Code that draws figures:

## begin

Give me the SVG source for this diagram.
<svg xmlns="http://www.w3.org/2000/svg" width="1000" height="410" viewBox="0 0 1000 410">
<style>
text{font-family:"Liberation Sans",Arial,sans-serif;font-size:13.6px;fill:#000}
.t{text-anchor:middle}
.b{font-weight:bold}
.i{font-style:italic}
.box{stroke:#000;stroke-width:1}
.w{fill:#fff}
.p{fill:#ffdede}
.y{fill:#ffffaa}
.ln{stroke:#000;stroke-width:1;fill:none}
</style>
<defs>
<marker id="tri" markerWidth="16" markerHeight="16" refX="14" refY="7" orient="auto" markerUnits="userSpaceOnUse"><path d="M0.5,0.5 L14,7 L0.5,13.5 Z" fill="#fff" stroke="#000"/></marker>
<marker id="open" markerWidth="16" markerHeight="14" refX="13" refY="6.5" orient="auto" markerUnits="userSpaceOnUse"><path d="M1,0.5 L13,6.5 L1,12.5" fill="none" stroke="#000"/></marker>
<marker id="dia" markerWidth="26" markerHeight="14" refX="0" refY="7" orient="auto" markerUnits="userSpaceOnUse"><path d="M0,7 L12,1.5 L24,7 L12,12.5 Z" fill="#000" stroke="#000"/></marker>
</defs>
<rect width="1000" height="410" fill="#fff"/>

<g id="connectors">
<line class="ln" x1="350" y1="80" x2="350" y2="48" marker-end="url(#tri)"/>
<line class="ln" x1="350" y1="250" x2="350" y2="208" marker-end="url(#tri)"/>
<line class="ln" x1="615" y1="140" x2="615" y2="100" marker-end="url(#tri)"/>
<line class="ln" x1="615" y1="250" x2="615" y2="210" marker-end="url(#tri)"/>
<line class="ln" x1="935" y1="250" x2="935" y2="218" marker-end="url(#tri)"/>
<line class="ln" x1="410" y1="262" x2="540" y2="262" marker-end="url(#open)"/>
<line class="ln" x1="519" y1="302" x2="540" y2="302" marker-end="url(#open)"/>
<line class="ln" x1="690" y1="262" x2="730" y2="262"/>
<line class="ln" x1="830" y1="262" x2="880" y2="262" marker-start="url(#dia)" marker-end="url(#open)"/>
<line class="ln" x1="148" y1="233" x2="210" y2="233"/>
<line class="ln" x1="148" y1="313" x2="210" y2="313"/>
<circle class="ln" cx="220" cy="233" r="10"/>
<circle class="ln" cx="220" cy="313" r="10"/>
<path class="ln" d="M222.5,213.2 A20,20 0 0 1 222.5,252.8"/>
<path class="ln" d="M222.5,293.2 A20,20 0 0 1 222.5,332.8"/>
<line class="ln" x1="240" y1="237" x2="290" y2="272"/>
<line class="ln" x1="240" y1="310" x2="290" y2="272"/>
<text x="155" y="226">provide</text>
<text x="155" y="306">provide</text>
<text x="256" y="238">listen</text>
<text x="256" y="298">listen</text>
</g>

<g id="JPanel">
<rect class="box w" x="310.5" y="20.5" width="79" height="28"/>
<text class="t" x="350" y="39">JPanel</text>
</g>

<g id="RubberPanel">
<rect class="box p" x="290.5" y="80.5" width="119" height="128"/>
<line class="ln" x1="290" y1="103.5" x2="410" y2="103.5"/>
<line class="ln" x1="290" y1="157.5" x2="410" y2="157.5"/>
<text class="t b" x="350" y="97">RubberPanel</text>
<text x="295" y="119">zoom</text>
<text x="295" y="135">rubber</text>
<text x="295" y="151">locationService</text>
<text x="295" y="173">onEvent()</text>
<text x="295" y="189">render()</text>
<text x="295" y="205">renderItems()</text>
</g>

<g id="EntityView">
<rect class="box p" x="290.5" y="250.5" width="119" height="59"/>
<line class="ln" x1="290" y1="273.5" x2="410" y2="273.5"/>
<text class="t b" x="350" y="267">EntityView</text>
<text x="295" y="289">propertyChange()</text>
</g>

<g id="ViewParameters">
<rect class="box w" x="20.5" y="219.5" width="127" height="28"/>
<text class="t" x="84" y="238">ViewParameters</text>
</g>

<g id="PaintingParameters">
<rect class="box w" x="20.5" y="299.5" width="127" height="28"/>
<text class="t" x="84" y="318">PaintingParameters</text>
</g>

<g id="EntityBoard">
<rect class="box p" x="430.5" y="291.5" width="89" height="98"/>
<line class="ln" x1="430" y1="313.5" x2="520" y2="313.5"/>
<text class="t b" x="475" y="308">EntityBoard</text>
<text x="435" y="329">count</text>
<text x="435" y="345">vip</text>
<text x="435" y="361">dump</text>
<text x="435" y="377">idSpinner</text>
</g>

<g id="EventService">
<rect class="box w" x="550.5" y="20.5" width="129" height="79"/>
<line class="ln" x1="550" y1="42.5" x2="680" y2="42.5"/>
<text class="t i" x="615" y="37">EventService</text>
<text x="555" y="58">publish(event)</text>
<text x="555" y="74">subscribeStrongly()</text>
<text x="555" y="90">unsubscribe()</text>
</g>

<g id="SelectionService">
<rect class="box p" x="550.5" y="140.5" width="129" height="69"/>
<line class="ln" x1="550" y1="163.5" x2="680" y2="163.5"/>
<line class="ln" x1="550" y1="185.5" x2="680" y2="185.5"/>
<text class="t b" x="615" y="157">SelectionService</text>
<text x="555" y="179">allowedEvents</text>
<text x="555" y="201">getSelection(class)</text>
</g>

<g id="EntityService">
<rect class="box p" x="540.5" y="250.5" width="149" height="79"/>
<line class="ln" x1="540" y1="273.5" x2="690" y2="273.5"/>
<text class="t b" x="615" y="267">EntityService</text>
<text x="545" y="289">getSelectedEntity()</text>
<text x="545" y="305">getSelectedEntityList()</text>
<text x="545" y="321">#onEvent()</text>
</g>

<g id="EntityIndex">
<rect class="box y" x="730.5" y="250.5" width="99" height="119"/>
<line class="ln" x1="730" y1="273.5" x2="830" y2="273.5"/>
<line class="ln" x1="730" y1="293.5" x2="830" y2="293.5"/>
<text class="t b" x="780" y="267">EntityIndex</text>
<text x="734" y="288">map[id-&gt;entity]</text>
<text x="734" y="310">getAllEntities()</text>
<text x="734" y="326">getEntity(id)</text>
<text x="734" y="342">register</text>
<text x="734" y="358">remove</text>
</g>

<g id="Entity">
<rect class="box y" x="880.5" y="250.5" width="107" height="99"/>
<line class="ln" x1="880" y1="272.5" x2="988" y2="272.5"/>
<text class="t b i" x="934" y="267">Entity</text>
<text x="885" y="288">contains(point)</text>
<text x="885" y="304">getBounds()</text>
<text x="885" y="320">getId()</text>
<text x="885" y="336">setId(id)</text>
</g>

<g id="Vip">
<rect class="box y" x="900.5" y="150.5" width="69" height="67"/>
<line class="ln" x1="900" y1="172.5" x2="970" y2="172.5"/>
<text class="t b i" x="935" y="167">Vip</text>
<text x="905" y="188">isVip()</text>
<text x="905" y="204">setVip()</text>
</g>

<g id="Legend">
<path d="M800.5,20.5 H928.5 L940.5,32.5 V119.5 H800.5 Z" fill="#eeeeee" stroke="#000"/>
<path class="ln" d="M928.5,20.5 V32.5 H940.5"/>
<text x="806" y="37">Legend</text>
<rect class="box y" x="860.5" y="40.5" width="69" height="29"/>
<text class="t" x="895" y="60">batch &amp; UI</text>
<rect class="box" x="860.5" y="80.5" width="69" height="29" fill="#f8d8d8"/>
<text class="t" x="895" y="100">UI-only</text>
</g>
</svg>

## end
## begin

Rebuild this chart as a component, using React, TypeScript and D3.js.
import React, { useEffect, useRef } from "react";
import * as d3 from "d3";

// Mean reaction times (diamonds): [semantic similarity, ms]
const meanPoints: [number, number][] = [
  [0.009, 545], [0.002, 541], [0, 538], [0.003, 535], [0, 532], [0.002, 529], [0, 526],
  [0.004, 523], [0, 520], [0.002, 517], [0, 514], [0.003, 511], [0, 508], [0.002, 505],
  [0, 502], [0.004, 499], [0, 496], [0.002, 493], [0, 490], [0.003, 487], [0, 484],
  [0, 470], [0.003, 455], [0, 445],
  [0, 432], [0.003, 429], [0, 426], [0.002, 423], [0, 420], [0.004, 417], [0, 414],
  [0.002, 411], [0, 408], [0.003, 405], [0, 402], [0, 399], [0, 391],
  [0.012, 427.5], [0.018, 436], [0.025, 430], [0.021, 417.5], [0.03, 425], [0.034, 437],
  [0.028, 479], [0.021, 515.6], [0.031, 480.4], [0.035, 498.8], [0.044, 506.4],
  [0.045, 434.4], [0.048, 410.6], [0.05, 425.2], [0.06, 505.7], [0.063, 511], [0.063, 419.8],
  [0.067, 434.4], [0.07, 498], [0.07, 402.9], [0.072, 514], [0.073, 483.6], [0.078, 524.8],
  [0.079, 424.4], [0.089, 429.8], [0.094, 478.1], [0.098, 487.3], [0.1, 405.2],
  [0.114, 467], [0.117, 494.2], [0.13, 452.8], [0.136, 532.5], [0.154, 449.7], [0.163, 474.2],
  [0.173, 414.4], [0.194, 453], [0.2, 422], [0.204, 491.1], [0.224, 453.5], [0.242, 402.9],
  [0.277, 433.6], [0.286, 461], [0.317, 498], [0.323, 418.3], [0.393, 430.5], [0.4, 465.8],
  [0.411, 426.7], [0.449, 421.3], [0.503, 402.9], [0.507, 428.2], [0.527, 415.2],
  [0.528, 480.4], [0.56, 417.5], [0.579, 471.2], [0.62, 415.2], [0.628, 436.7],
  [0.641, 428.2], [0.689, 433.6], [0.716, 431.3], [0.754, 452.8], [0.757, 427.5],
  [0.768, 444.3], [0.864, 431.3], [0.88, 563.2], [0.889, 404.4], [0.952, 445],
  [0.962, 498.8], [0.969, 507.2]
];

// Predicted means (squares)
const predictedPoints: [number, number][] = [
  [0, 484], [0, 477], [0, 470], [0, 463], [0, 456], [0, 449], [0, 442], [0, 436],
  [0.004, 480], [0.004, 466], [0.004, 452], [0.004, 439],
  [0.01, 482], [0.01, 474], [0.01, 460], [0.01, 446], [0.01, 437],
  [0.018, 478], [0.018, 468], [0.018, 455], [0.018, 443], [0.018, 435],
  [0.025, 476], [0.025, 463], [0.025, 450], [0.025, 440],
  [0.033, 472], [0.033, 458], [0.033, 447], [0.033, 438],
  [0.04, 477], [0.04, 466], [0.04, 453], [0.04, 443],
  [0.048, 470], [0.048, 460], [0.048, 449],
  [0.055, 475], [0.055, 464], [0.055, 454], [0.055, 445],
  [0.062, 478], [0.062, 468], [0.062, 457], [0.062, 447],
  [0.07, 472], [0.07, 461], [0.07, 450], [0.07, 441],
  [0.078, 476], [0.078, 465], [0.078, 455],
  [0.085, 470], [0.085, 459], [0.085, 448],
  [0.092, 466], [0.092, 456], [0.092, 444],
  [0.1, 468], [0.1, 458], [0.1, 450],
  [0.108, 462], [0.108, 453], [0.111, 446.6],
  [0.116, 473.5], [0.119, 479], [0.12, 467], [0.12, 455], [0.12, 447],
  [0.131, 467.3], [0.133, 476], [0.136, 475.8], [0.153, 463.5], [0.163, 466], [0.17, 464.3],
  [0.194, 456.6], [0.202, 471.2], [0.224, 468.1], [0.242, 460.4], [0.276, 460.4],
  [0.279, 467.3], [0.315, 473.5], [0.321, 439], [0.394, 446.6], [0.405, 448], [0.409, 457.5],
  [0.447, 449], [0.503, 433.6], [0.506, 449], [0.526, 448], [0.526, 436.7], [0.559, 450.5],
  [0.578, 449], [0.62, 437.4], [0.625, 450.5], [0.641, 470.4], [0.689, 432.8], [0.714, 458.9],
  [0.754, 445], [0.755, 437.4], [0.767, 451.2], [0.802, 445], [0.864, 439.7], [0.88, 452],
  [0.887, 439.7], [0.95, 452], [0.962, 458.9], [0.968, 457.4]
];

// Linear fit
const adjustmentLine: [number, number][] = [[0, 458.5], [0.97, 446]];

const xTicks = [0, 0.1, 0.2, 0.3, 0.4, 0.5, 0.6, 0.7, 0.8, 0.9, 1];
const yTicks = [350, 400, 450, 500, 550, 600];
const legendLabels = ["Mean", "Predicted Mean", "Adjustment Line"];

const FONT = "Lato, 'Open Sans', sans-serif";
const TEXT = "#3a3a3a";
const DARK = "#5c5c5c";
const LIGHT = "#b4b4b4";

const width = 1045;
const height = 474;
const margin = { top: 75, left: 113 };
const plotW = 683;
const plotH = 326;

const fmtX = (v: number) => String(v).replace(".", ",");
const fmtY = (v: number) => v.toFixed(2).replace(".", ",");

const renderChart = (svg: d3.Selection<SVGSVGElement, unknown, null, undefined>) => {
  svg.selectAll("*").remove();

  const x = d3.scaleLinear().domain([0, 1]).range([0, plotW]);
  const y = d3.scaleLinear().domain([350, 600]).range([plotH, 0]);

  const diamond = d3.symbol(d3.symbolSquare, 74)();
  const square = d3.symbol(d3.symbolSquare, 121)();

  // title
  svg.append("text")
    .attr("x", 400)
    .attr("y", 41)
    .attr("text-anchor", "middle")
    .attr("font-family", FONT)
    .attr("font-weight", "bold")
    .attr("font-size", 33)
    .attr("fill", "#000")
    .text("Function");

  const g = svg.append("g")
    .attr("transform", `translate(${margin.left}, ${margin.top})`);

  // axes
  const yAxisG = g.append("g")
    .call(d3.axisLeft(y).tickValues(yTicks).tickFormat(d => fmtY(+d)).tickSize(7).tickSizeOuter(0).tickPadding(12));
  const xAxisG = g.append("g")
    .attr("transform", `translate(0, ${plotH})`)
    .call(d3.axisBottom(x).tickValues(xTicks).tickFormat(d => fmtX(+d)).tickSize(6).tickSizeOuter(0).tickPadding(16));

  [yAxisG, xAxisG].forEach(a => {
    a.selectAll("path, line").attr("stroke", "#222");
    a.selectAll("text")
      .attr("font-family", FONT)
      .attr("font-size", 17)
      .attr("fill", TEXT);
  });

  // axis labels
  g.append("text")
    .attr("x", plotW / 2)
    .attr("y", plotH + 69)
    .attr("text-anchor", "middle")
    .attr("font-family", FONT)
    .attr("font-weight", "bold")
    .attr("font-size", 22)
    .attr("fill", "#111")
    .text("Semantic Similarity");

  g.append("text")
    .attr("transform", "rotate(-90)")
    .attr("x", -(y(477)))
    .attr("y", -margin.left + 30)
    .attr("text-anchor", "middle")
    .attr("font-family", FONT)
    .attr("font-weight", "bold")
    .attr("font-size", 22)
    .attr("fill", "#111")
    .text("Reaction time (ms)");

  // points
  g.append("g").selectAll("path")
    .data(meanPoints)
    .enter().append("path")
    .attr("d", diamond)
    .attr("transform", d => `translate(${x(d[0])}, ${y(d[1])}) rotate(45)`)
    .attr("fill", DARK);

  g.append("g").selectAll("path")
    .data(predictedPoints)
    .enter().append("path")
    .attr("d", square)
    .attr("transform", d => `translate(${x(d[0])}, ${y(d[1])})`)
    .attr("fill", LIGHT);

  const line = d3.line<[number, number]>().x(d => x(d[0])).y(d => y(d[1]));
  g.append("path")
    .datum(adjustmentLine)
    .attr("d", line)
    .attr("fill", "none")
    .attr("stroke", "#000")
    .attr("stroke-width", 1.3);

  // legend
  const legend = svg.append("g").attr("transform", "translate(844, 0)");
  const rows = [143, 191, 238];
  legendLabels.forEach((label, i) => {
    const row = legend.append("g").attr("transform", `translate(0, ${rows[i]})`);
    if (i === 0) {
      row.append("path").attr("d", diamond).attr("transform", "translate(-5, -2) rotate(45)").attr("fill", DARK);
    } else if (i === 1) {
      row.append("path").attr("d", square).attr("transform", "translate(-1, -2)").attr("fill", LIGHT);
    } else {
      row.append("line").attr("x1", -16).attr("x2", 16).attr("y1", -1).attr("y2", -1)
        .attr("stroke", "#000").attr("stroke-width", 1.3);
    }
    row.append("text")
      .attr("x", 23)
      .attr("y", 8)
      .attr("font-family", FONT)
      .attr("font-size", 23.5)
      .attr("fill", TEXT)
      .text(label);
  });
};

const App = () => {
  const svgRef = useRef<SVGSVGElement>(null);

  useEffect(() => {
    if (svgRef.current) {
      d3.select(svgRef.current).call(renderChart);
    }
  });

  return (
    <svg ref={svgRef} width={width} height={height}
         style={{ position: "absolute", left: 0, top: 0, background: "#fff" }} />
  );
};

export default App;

## end

#### [Do this]
Begin at the line that has "Rebuild this chart" in the entries above; stop after the line that has "import * as". Transcribe exactly those lines and no others.

#### [Response]
Rebuild this chart as a component, using React, TypeScript and D3.js.
import React, { useEffect, useRef } from "react";
import * as d3 from "d3";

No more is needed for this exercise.